Paige Taul Discusses Twin Identity, Closing Generational Loops, and Bill Greaves
Interview by Sage Ó Tuama
Image from "10:28,30"(2019) by Paige Taul
SO:
Your film “10:28,30” immediately spoke to me, because I’m an identical twin. Your sister’s voice describing “people pushing this twin stuff in our face,” and the strange realization that no matter what you do to be an individual there’s always someone that is genetically identical to you out there… I’ve had these same experiences, and feel like they aren’t very well represented or explored in film. As a filmmaker who is so concerned with personal and family history, how has being a twin shaped you?
PT:
Being a twin has been reinforced by people outside of myself. Once when I asked for one of those tiny sticks of Trident gum, the person I asked told me I had to split with my sister! 
Scenarios like that were unhelpful in feeling like a whole person.
This idea of wholeness followed me into undergrad. My sister and I went to separate colleges and I was super excited to start from ground zero. People wouldn’t know I was a twin unless I told them. There was no other reference for me but me. Then I experienced a really intense longing for the company of my sister that I wasn’t prepared for. 
Being in such different collegiate environments, we bumped against very different social questions, one of which spurs a lot of my interests in filmmaking.  
As adults we still live in separate states and have very different lines of work. I’m very aware of this push and pull. I want to be close to her, and we are in many ways (we talk on the phone constantly). But I also love that we have different things to tell each other at the end of the day. I wish our time apart wasn’t so long and our time together so short. When we see each other after prolonged periods of time there are differences that aren’t immediately obvious. She smells different, she has a different accent having lived in Vermont for 7 years, different lingo. Clothes I’ve never seen. It can be disturbing. And interesting, because I know I’m different in these ways too.
In my work I’m very concerned with the permeability of identification. How do I signify or read signifiers in others? Is it in the way I talk and how I am talked to? Does something reveal itself in my style, tastes,etc? ​​​​​​​
Image from "The Promise"(2019) by Paige Taul
SO:
In “The Promise” your mom describes herself as a fatalist, and talks about coming face to face with death at a young age. In “10:28,30” you meditate on nature vs. nurture, and unplanned pregnancy. Are you drawn to questions about “fate”?
PT:
Yes, I am interested in the inner workings of fate or self determination.
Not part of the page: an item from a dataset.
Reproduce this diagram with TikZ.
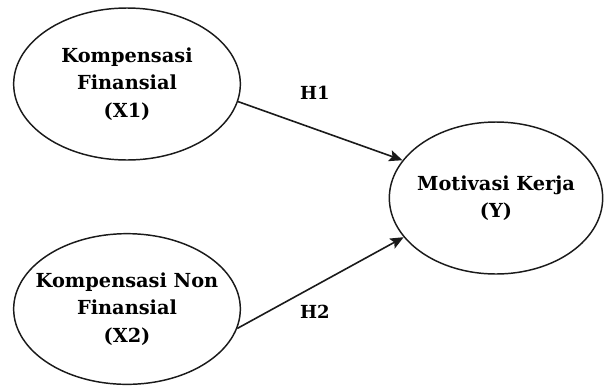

My mother wanted to be an actress, which is mentioned in 10:28,30, and she gets her chance to be one through my work. The children she has stop her from pursuing a particular kind of career which is later fulfilled by the children she stopped the career for. 
It’s like closing the loop. There is something graceful and prophetic, being able to do that.​​​​​​​
Image from "The Promise"(2019) by Paige Taul
SO:
You have a beautiful cinematic language that feels distinctly your own, even though your films aren’t necessarily “similar.” Voice is so important in both these films. In “10:28,30” you use different frame sizes. In “The Promise” we spend a lot of the film looking out the window of a car as it advances down a rural road. Can you talk about your artistic process, and what are the most important factors that guide you as you make your films?
PT:
I love nonfiction filmmaking because people are already so interesting. If there is sound, I start with an interview. Every person has their own cadence, timbre, and affect. The interview is usually the spine of the work, holds it up straight, gives it structure. I add the visual component and then it’s like tetris - what fits where and when. Is the segment overpacked or under-developed, etc.
As far as content I like to think that each work grants permission for the next one. So that they all remain connected. An interview with my mother where she mentions her family which gives way to make a film about her children, which then makes room to make a film about my father, then the next film is about  my grandfather, and it keeps going ad infinitum. ​​​​​​​
Image from "10:28,30"(2019) by Paige Taul
SO:
Are you currently working on any new projects?
PT:
Yes, I am. There is a documentary by Bill Greaves called “ Still a Brother: Inside the Negro Middle Class” that examines the lives and feelings of the black middle class. There’s a fantastic line from one of the interviewees in regards to American values, he says “All Americans, we think this way. I can’t think Irish, I can’t think African... I have to think with/in the structure in which I live which is a white society...Never until recently have I really been concerned that I am a Negro. I thought all the while that I was an American.” That line sticks. I’m interested in whether our values have changed in relation to the desire or aspiration to be middle class and beyond. Some people in my family own property and some rent, and I am curious about the tension between the decision and ability to purchase property. I’ll be shooting some footage for that pretty soon.
Image from "10:28,30"(2019) by Paige Taul
Paige Taul is an Oakland, CA native who received her B.A. in Studio Art with a concentration in cinematography from the University of Virginia and her M.F.A in Moving Image from the University of Illinois at Chicago. She currently resides in Chicago, IL. Her films "10:28,30" and "The Promise" screened as part of the opening night program 11/4 at Spectacle.
Sage Ó Tuama is a filmmaker and co-founder of Film Diary NYC.